**Given problem**
Leave out the pictures; transcribe all else exactly.
— Start of Dataset —
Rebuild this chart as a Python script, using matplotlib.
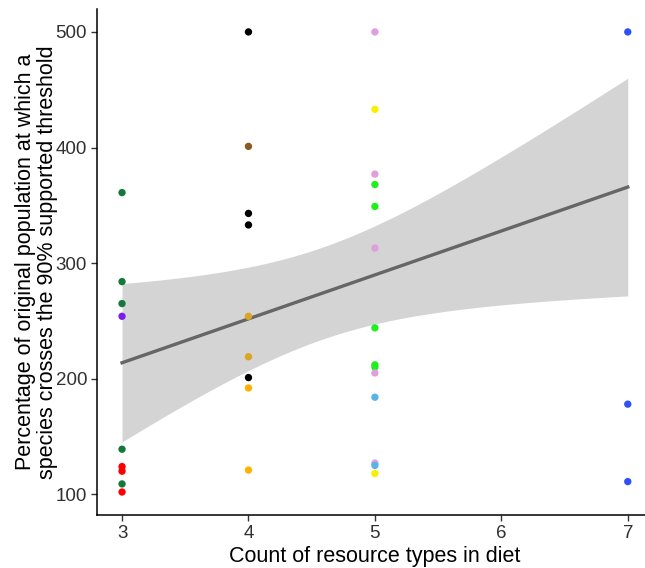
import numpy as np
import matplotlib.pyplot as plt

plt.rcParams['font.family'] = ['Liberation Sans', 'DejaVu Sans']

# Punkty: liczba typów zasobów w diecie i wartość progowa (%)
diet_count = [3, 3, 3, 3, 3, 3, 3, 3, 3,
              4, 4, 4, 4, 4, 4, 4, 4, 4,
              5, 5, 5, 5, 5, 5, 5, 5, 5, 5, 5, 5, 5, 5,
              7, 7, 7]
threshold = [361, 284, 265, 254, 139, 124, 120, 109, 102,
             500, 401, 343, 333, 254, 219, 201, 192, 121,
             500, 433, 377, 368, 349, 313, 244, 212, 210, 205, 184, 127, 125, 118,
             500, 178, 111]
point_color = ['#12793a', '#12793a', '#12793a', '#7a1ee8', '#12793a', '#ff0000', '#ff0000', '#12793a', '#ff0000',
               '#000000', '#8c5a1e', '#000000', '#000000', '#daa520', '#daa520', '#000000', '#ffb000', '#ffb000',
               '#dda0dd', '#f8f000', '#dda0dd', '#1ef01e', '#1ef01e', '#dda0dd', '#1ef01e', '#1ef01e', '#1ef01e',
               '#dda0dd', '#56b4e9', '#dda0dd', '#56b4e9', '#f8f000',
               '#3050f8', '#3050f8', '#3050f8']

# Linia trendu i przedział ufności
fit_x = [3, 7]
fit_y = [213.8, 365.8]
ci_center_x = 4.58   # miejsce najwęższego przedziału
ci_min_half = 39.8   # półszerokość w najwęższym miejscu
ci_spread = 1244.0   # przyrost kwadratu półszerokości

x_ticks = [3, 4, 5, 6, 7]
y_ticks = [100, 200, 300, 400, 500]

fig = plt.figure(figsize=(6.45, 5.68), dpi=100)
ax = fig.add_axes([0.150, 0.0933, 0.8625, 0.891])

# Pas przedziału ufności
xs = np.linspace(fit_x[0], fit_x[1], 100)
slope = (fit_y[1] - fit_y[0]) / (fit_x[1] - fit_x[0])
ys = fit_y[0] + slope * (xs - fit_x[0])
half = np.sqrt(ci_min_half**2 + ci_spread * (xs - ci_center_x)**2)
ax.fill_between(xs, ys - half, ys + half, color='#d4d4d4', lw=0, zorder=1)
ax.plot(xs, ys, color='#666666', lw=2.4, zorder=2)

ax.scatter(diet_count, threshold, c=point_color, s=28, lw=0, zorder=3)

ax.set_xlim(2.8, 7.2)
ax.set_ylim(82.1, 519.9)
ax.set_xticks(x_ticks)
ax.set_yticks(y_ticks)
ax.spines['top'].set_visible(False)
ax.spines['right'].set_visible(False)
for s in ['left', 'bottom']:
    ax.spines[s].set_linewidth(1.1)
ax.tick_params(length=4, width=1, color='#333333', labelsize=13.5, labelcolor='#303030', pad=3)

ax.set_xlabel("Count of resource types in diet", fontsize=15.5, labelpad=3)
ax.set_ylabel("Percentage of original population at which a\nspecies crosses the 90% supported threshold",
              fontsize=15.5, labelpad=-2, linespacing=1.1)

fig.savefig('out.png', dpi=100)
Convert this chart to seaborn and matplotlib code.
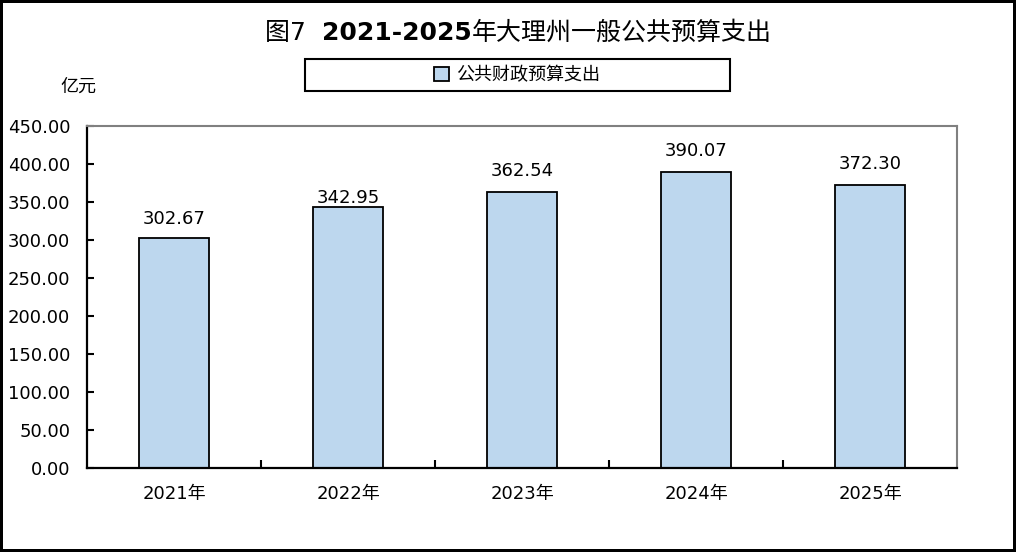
— End of Dataset —
**Answer for the task**
Rebuild this chart as a Python script, using matplotlib.
import numpy as np
import matplotlib.pyplot as plt

plt.rcParams['font.family'] = ['Liberation Sans', 'DejaVu Sans']

# Punkty: liczba typów zasobów w diecie i wartość progowa (%)
diet_count = [3, 3, 3, 3, 3, 3, 3, 3, 3,
              4, 4, 4, 4, 4, 4, 4, 4, 4,
              5, 5, 5, 5, 5, 5, 5, 5, 5, 5, 5, 5, 5, 5,
              7, 7, 7]
threshold = [361, 284, 265, 254, 139, 124, 120, 109, 102,
             500, 401, 343, 333, 254, 219, 201, 192, 121,
             500, 433, 377, 368, 349, 313, 244, 212, 210, 205, 184, 127, 125, 118,
             500, 178, 111]
point_color = ['#12793a', '#12793a', '#12793a', '#7a1ee8', '#12793a', '#ff0000', '#ff0000', '#12793a', '#ff0000',
               '#000000', '#8c5a1e', '#000000', '#000000', '#daa520', '#daa520', '#000000', '#ffb000', '#ffb000',
               '#dda0dd', '#f8f000', '#dda0dd', '#1ef01e', '#1ef01e', '#dda0dd', '#1ef01e', '#1ef01e', '#1ef01e',
               '#dda0dd', '#56b4e9', '#dda0dd', '#56b4e9', '#f8f000',
               '#3050f8', '#3050f8', '#3050f8']

# Linia trendu i przedział ufności
fit_x = [3, 7]
fit_y = [213.8, 365.8]
ci_center_x = 4.58   # miejsce najwęższego przedziału
ci_min_half = 39.8   # półszerokość w najwęższym miejscu
ci_spread = 1244.0   # przyrost kwadratu półszerokości

x_ticks = [3, 4, 5, 6, 7]
y_ticks = [100, 200, 300, 400, 500]

fig = plt.figure(figsize=(6.45, 5.68), dpi=100)
ax = fig.add_axes([0.150, 0.0933, 0.8625, 0.891])

# Pas przedziału ufności
xs = np.linspace(fit_x[0], fit_x[1], 100)
slope = (fit_y[1] - fit_y[0]) / (fit_x[1] - fit_x[0])
ys = fit_y[0] + slope * (xs - fit_x[0])
half = np.sqrt(ci_min_half**2 + ci_spread * (xs - ci_center_x)**2)
ax.fill_between(xs, ys - half, ys + half, color='#d4d4d4', lw=0, zorder=1)
ax.plot(xs, ys, color='#666666', lw=2.4, zorder=2)

ax.scatter(diet_count, threshold, c=point_color, s=28, lw=0, zorder=3)

ax.set_xlim(2.8, 7.2)
ax.set_ylim(82.1, 519.9)
ax.set_xticks(x_ticks)
ax.set_yticks(y_ticks)
ax.spines['top'].set_visible(False)
ax.spines['right'].set_visible(False)
for s in ['left', 'bottom']:
    ax.spines[s].set_linewidth(1.1)
ax.tick_params(length=4, width=1, color='#333333', labelsize=13.5, labelcolor='#303030', pad=3)

ax.set_xlabel("Count of resource types in diet", fontsize=15.5, labelpad=3)
ax.set_ylabel("Percentage of original population at which a\nspecies crosses the 90% supported threshold",
              fontsize=15.5, labelpad=-2, linespacing=1.1)

fig.savefig('out.png', dpi=100)
Convert this chart to seaborn and matplotlib code.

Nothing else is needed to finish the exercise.